His time as Texas governor didn’t have much negative impact on the economy, but when he became president, he eliminated that annoying budget surplus by giving it away in the form of a tax cut. He has also constantly pushed for deregulation of businesses and industry, which is part of the part of the cause of the housing collapse. His great solution is for Congress to give, Henry Paulson, the current treasury secretary, $700 billion in order to bail out any bank that wants it. What Bush and Paulson don’t want is any oversight whatsoever. The money would be doled out entirely at Paulson’s discretion. The CEOs who ran these companies into the ground would get their same salaries, their same golden parachutes, and the same lack of consequences as they’ve been accustomed to. Paulson, by the way, is against shareholders benefitting as part of the bailout because he believes it would lessen the shareholders’ sensitivity to risk. Evan Newmark of the Wall Street Journal urges Congress to shut up and give Paulson the $700 million, because we might get “really lucky†and he’ll be able to fix this mess. With all due respect to Newmark, who I’m sure has a Ph.D. in economics and several friends who are CEOs themselves, Wall Street’s philosophy has hinged on being really lucky. Why not try an actual plan for a change?
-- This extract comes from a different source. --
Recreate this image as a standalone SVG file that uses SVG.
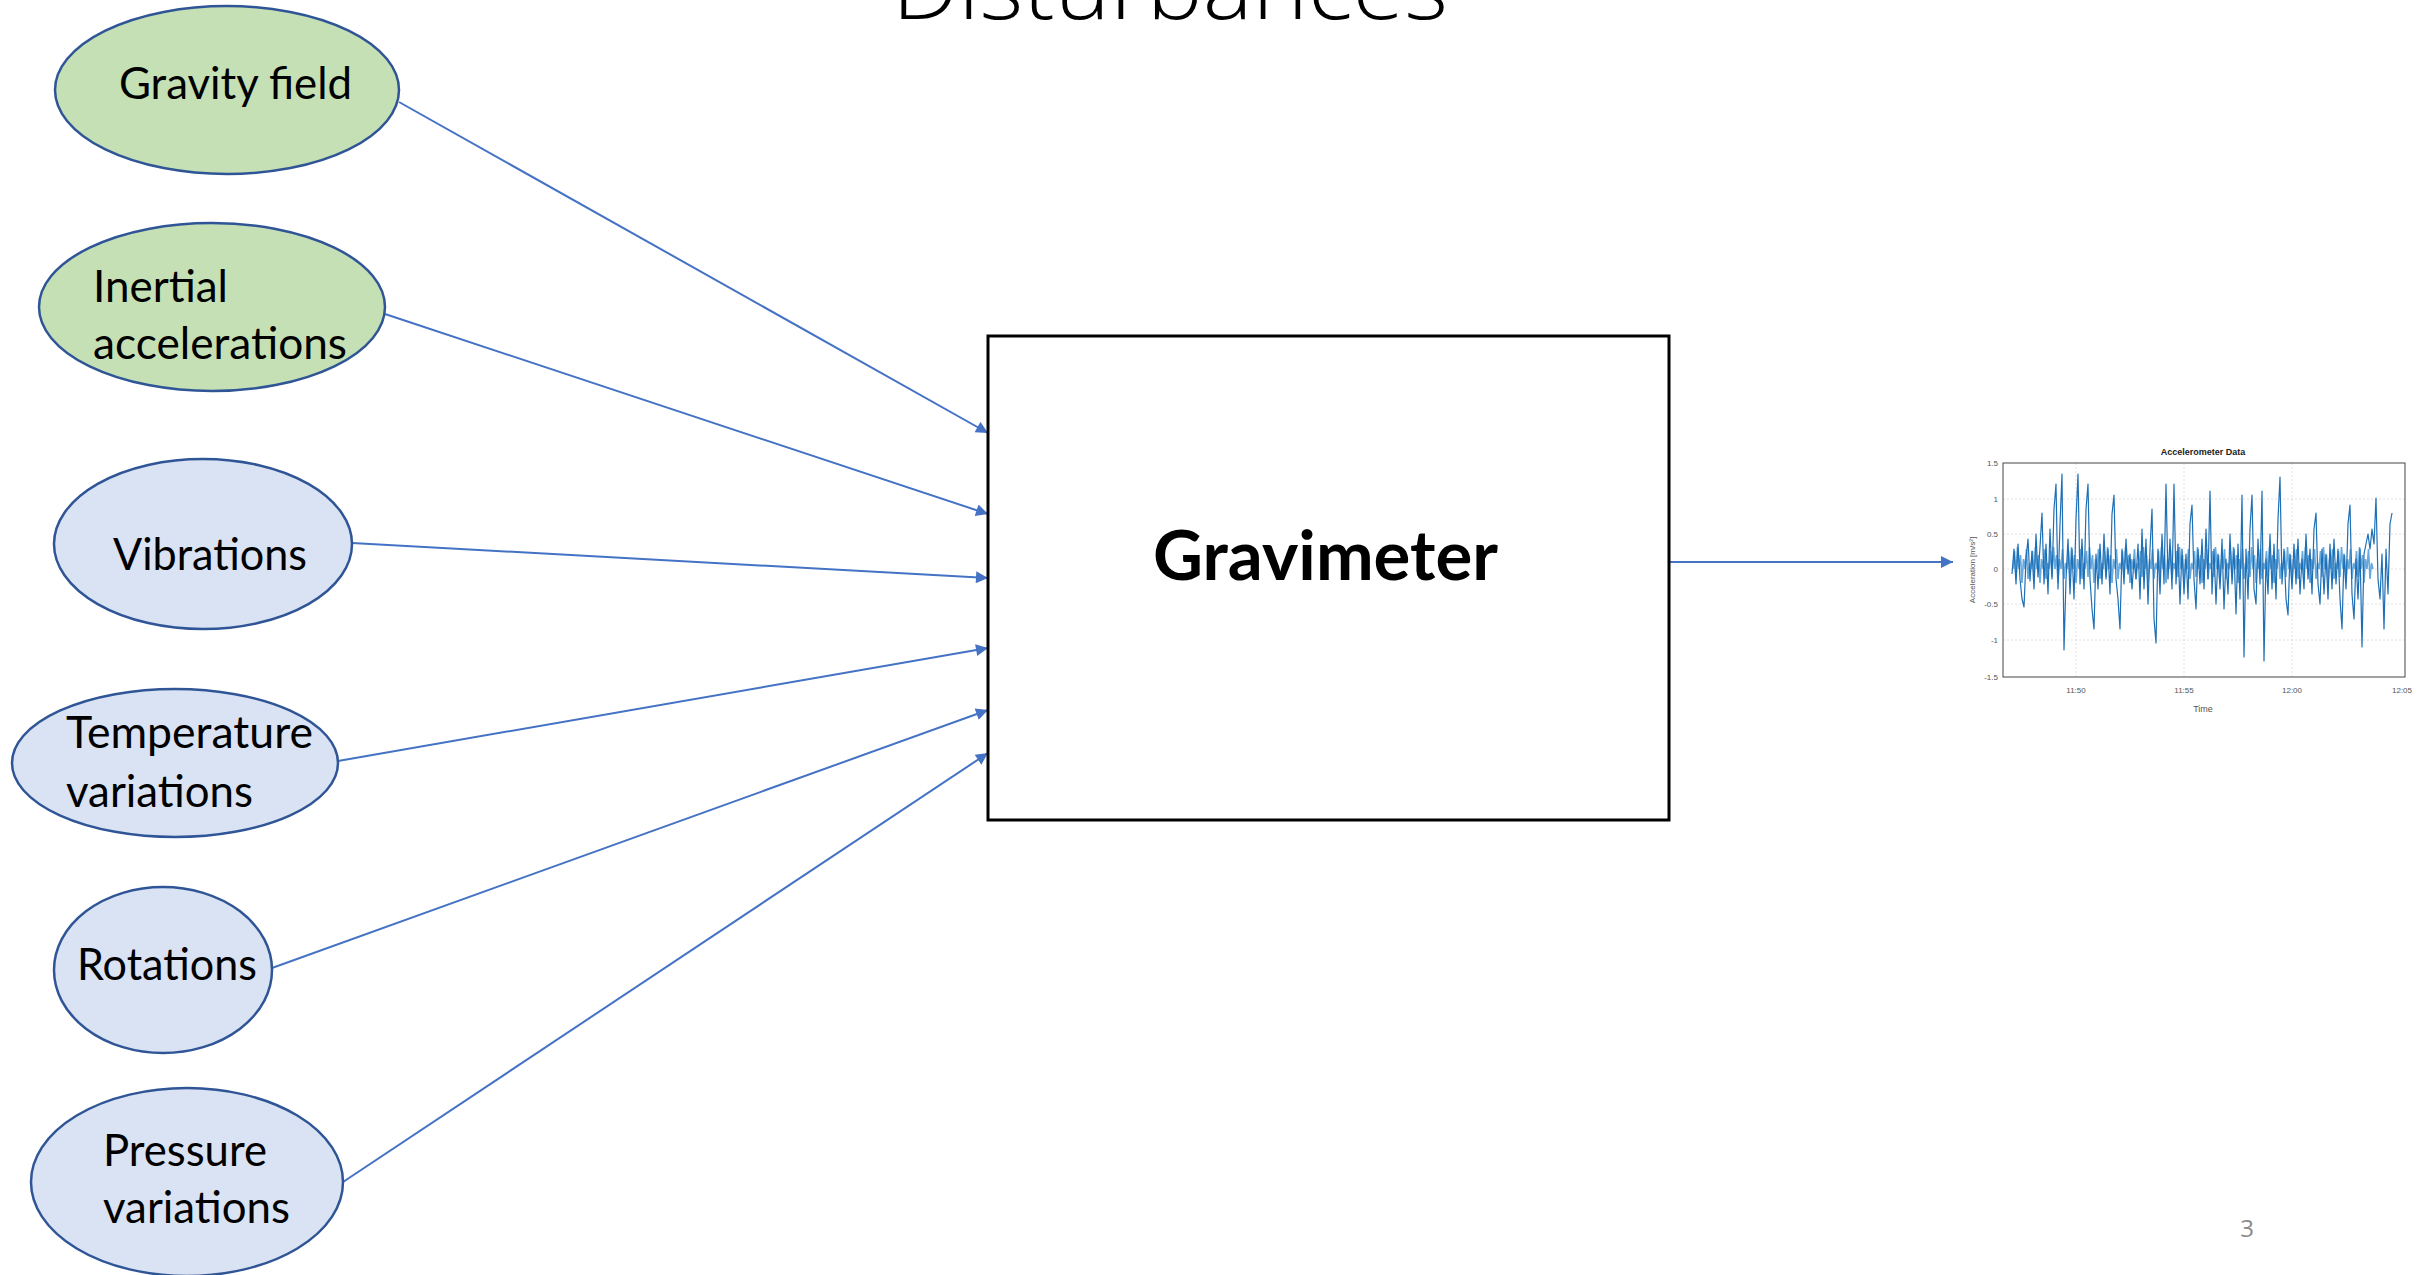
<svg xmlns="http://www.w3.org/2000/svg" width="2417" height="1275" viewBox="0 0 2417 1275">
<style>
.node ellipse{stroke:#2F5597;stroke-width:2.5}
.green{fill:#C5E0B4}
.blue{fill:#DAE3F3}
.lbl{font-family:Lato,"Open Sans","Liberation Sans",sans-serif;font-size:44px;fill:#000}
.conn line{stroke:#4472C4;stroke-width:2}
.tick{font-family:"Liberation Sans",Arial,sans-serif;font-size:8px;fill:#555}
.grid{stroke:#d8d8d8;stroke-width:0.8;stroke-dasharray:2 2}
</style>
<defs>
<marker id="ah2" viewBox="0 0 10 10" refX="10" refY="5" markerWidth="14" markerHeight="12" markerUnits="userSpaceOnUse" orient="auto">
<path d="M0,0 L10,5 L0,10 z" fill="#4472C4"/>
</marker>
</defs>
<rect width="2417" height="1275" fill="#fff"/>

<text x="892" y="19" font-family="'Open Sans',Lato,sans-serif" font-weight="300" font-size="86" textLength="556" lengthAdjust="spacingAndGlyphs" fill="#000">Disturbances</text>

<g id="connectors" class="conn">
<line x1="399" y1="102" x2="988" y2="433" marker-end="url(#ah2)"/>
<line x1="385" y1="314" x2="988" y2="514" marker-end="url(#ah2)"/>
<line x1="352" y1="543" x2="988" y2="578" marker-end="url(#ah2)"/>
<line x1="338" y1="761" x2="988" y2="648" marker-end="url(#ah2)"/>
<line x1="272" y1="968" x2="988" y2="710" marker-end="url(#ah2)"/>
<line x1="343" y1="1182" x2="988" y2="753" marker-end="url(#ah2)"/>
<line x1="1669" y1="562" x2="1953" y2="562" marker-end="url(#ah2)"/>
</g>

<g id="node-gravity" class="node">
<ellipse class="green" cx="227" cy="90" rx="172" ry="84"/>
<text class="lbl" x="119" y="99" textLength="233" lengthAdjust="spacingAndGlyphs">Gravity field</text>
</g>
<g id="node-inertial" class="node">
<ellipse class="green" cx="212" cy="307" rx="173" ry="84"/>
<text class="lbl" x="93" y="302" textLength="135" lengthAdjust="spacingAndGlyphs">Inertial</text>
<text class="lbl" x="93" y="359" textLength="254" lengthAdjust="spacingAndGlyphs">accelerations</text>
</g>
<g id="node-vibrations" class="node">
<ellipse class="blue" cx="203" cy="544" rx="149" ry="85"/>
<text class="lbl" x="113" y="570" textLength="194" lengthAdjust="spacingAndGlyphs">Vibrations</text>
</g>
<g id="node-temperature" class="node">
<ellipse class="blue" cx="175" cy="763" rx="163" ry="74"/>
<text class="lbl" x="66" y="748" textLength="247" lengthAdjust="spacingAndGlyphs">Temperature</text>
<text class="lbl" x="66" y="807" textLength="187" lengthAdjust="spacingAndGlyphs">variations</text>
</g>
<g id="node-rotations" class="node">
<ellipse class="blue" cx="163" cy="970" rx="109" ry="83"/>
<text class="lbl" x="77" y="980" textLength="180" lengthAdjust="spacingAndGlyphs">Rotations</text>
</g>
<g id="node-pressure" class="node">
<ellipse class="blue" cx="187" cy="1182" rx="156" ry="94"/>
<text class="lbl" x="103" y="1166" textLength="164" lengthAdjust="spacingAndGlyphs">Pressure</text>
<text class="lbl" x="103" y="1223" textLength="187" lengthAdjust="spacingAndGlyphs">variations</text>
</g>

<g id="node-gravimeter">
<rect x="988" y="336" width="681" height="484" fill="#fff" stroke="#000" stroke-width="3"/>
<text x="1153" y="580" font-family="Lato,'Open Sans',sans-serif" font-weight="700" font-size="68" textLength="345" lengthAdjust="spacingAndGlyphs" fill="#000">Gravimeter</text>
</g>

<g id="chart">
<text x="2203" y="455" text-anchor="middle" font-family="'Liberation Sans',Arial,sans-serif" font-weight="700" font-size="9" fill="#222">Accelerometer Data</text>
<g>
<line class="grid" x1="2003" y1="499" x2="2405" y2="499"/>
<line class="grid" x1="2003" y1="534" x2="2405" y2="534"/>
<line class="grid" x1="2003" y1="569" x2="2405" y2="569"/>
<line class="grid" x1="2003" y1="604" x2="2405" y2="604"/>
<line class="grid" x1="2003" y1="640" x2="2405" y2="640"/>
<line class="grid" x1="2076" y1="463" x2="2076" y2="677"/>
<line class="grid" x1="2184" y1="463" x2="2184" y2="677"/>
<line class="grid" x1="2292" y1="463" x2="2292" y2="677"/>
</g>
<path fill="none" stroke="#4a9ad8" stroke-width="1.6" opacity="0.85" d="M2013,569 l1.5,-18 l1.5,26 l1.5,-30 l1.5,22 l1.5,-14 l1.5,28 l1.5,-24 l1.5,10 l1.5,-20 l1.5,30 l1.5,-16 l1.5,6 l1.5,-18 l1.5,26 l1.5,-30 l1.5,22 l1.5,-14 l1.5,28 l1.5,-24 l1.5,10 l1.5,-20 l1.5,30 l1.5,-16 l1.5,6 l1.5,-18 l1.5,26 l1.5,-30 l1.5,22 l1.5,-14 l1.5,28 l1.5,-24 l1.5,10 l1.5,-20 l1.5,30 l1.5,-16 l1.5,6 l1.5,-18 l1.5,26 l1.5,-30 l1.5,22 l1.5,-14 l1.5,28 l1.5,-24 l1.5,10 l1.5,-20 l1.5,30 l1.5,-16 l1.5,6 l1.5,-18 l1.5,26 l1.5,-30 l1.5,22 l1.5,-14 l1.5,28 l1.5,-24 l1.5,10 l1.5,-20 l1.5,30 l1.5,-16 l1.5,6 l1.5,-18 l1.5,26 l1.5,-30 l1.5,22 l1.5,-14 l1.5,28 l1.5,-24 l1.5,10 l1.5,-20 l1.5,30 l1.5,-16 l1.5,6 l1.5,-18 l1.5,26 l1.5,-30 l1.5,22 l1.5,-14 l1.5,28 l1.5,-24 l1.5,10 l1.5,-20 l1.5,30 l1.5,-16 l1.5,6 l1.5,-18 l1.5,26 l1.5,-30 l1.5,22 l1.5,-14 l1.5,28 l1.5,-24 l1.5,10 l1.5,-20 l1.5,30 l1.5,-16 l1.5,6 l1.5,-18 l1.5,26 l1.5,-30 l1.5,22 l1.5,-14 l1.5,28 l1.5,-24 l1.5,10 l1.5,-20 l1.5,30 l1.5,-16 l1.5,6 l1.5,-18 l1.5,26 l1.5,-30 l1.5,22 l1.5,-14 l1.5,28 l1.5,-24 l1.5,10 l1.5,-20 l1.5,30 l1.5,-16 l1.5,6 l1.5,-18 l1.5,26 l1.5,-30 l1.5,22 l1.5,-14 l1.5,28 l1.5,-24 l1.5,10 l1.5,-20 l1.5,30 l1.5,-16 l1.5,6 l1.5,-18 l1.5,26 l1.5,-30 l1.5,22 l1.5,-14 l1.5,28 l1.5,-24 l1.5,10 l1.5,-20 l1.5,30 l1.5,-16 l1.5,6 l1.5,-18 l1.5,26 l1.5,-30 l1.5,22 l1.5,-14 l1.5,28 l1.5,-24 l1.5,10 l1.5,-20 l1.5,30 l1.5,-16 l1.5,6 l1.5,-18 l1.5,26 l1.5,-30 l1.5,22 l1.5,-14 l1.5,28 l1.5,-24 l1.5,10 l1.5,-20 l1.5,30 l1.5,-16 l1.5,6 l1.5,-18 l1.5,26 l1.5,-30 l1.5,22 l1.5,-14 l1.5,28 l1.5,-24 l1.5,10 l1.5,-20 l1.5,30 l1.5,-16 l1.5,6 l1.5,-18 l1.5,26 l1.5,-30 l1.5,22 l1.5,-14 l1.5,28 l1.5,-24 l1.5,10 l1.5,-20 l1.5,30 l1.5,-16 l1.5,6 l1.5,-18 l1.5,26 l1.5,-30 l1.5,22 l1.5,-14 l1.5,28 l1.5,-24 l1.5,10 l1.5,-20 l1.5,30 l1.5,-16 l1.5,6 l1.5,-18 l1.5,26 l1.5,-30 l1.5,22 l1.5,-14 l1.5,28 l1.5,-24 l1.5,10 l1.5,-20 l1.5,30 l1.5,-16 l1.5,6 l1.5,-18 l1.5,26 l1.5,-30 l1.5,22 l1.5,-14 l1.5,28 l1.5,-24 l1.5,10 l1.5,-20 l1.5,30 l1.5,-16 l1.5,6 l1.5,-18 l1.5,26 l1.5,-30 l1.5,22 l1.5,-14 l1.5,28 l1.5,-24 l1.5,10 l1.5,-20 l1.5,30 l1.5,-16 l1.5,6"/>
<polyline fill="none" stroke="#1f6fb5" stroke-width="1.2" stroke-linejoin="round" points="2012,574 2014,549 2016,584 2018,544 2020,579 2022,599 2024,607 2026,559 2028,539 2030,581 2032,551 2034,589 2036,534 2038,577 2040,547 2042,513 2044,584 2046,544 2048,594 2050,529 2052,579 2054,509 2056,484 2058,589 2060,524 2062,474 2064,650 2066,579 2068,539 2070,594 2072,549 2074,599 2076,519 2078,474 2080,584 2082,539 2084,589 2086,509 2088,484 2090,579 2092,609 2094,629 2096,554 2098,589 2100,544 2102,584 2104,534 2106,579 2108,549 2110,594 2112,514 2114,495 2116,579 2118,599 2120,629 2122,549 2124,584 2126,539 2128,574 2130,554 2132,589 2134,559 2136,579 2138,544 2140,599 2142,529 2144,589 2146,539 2148,604 2150,549 2152,509 2154,619 2156,643 2158,549 2160,594 2162,534 2164,584 2166,484 2168,579 2170,539 2172,589 2174,484 2176,584 2178,544 2180,604 2182,549 2184,594 2186,554 2188,599 2190,524 2192,505 2194,579 2196,609 2198,549 2200,584 2202,539 2204,589 2206,529 2208,579 2210,491 2212,594 2214,549 2216,604 2218,554 2220,589 2222,539 2224,609 2226,559 2228,594 2230,534 2232,584 2234,549 2236,614 2238,544 2240,599 2242,495 2244,657 2246,549 2248,599 2250,529 2252,495 2254,589 2256,604 2258,539 2260,584 2262,491 2264,661 2266,559 2268,594 2270,534 2272,589 2274,544 2276,599 2278,519 2280,477 2282,584 2284,549 2286,599 2288,615 2290,554 2292,589 2294,544 2296,584 2298,539 2300,594 2302,559 2304,589 2306,534 2308,579 2310,549 2312,594 2314,529 2316,513 2318,584 2320,604 2322,549 2324,594 2326,554 2328,599 2330,544 2332,589 2334,539 2336,584 2338,549 2340,599 2342,629 2344,554 2346,589 2348,524 2350,505 2352,594 2354,619 2356,559 2358,599 2360,549 2362,647 2364,554 2366,544 2368,534 2370,549 2372,529 2374,544 2376,498 2378,579 2380,599 2382,554 2384,629 2386,549 2388,594 2390,524 2392,513"/>
<rect x="2003" y="463" width="402" height="214" fill="none" stroke="#444" stroke-width="1"/>
<g class="tick" text-anchor="end">
<text x="1998" y="466">1.5</text>
<text x="1998" y="502">1</text>
<text x="1998" y="537">0.5</text>
<text x="1998" y="572">0</text>
<text x="1998" y="607">-0.5</text>
<text x="1998" y="643">-1</text>
<text x="1998" y="680">-1.5</text>
</g>
<g class="tick" text-anchor="middle">
<text x="2076" y="693">11:50</text>
<text x="2184" y="693">11:55</text>
<text x="2292" y="693">12:00</text>
<text x="2402" y="693">12:05</text>
<text x="2203" y="712" font-size="9">Time</text>
</g>
<text class="tick" x="0" y="0" text-anchor="middle" font-size="9" transform="translate(1975,570) rotate(-90)">Acceleration [m/s²]</text>
</g>

<text x="2247" y="1237" text-anchor="middle" font-family="'Open Sans',Lato,sans-serif" font-size="24" fill="#8a8a8a">3</text>
</svg>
Finally, learn from history. It’s not as though we haven’t gone through this before. The stock market crash of 1929 was fueled in part by rampant speculation, and borrowing money in order to make money on a stock market most people believed was never going to go down was common. Eventually, it did, and of course people and companies lost millions, which was actually a big deal back then.
If that goes too far back for you, think back to the halcyon days of 2000 and 2001, and a company called Enron. They also bartered that their stock price would never go down, and suffered when they did. If you’ll also recall, their upper echelon got away remarkably consequence free. You can argue that Ken Lay and Jeffrey Skilling, among others, did face court sentences and prison time, but they’ve so far managed to keep the profits they made while in Enron, while the rank-and-file workers ended up with nothing.
The point is that there is in both instances, people bet heavily that the stock market would never ever ever go down, despite all evidence to the contrary. The point is that eventually, the stock market will recede, and if you, like thousands of other investors, bet against that fate, it’s going to come back to haunt you. Make smart investments, ones that take into consideration the fact that the market rises and falls, and remember the old saying that if something seems too good to be true, it probably is.
Of course, there are a ton of practical things you can do, such as not quitting your job, minimizing your debt load and cutting back on your expenses. I’d advise you to make a habit of all three, frankly. While this current downturn may not be as bad as the Great Depression, if you’re not careful you may end up sympathizing with the folks from that time.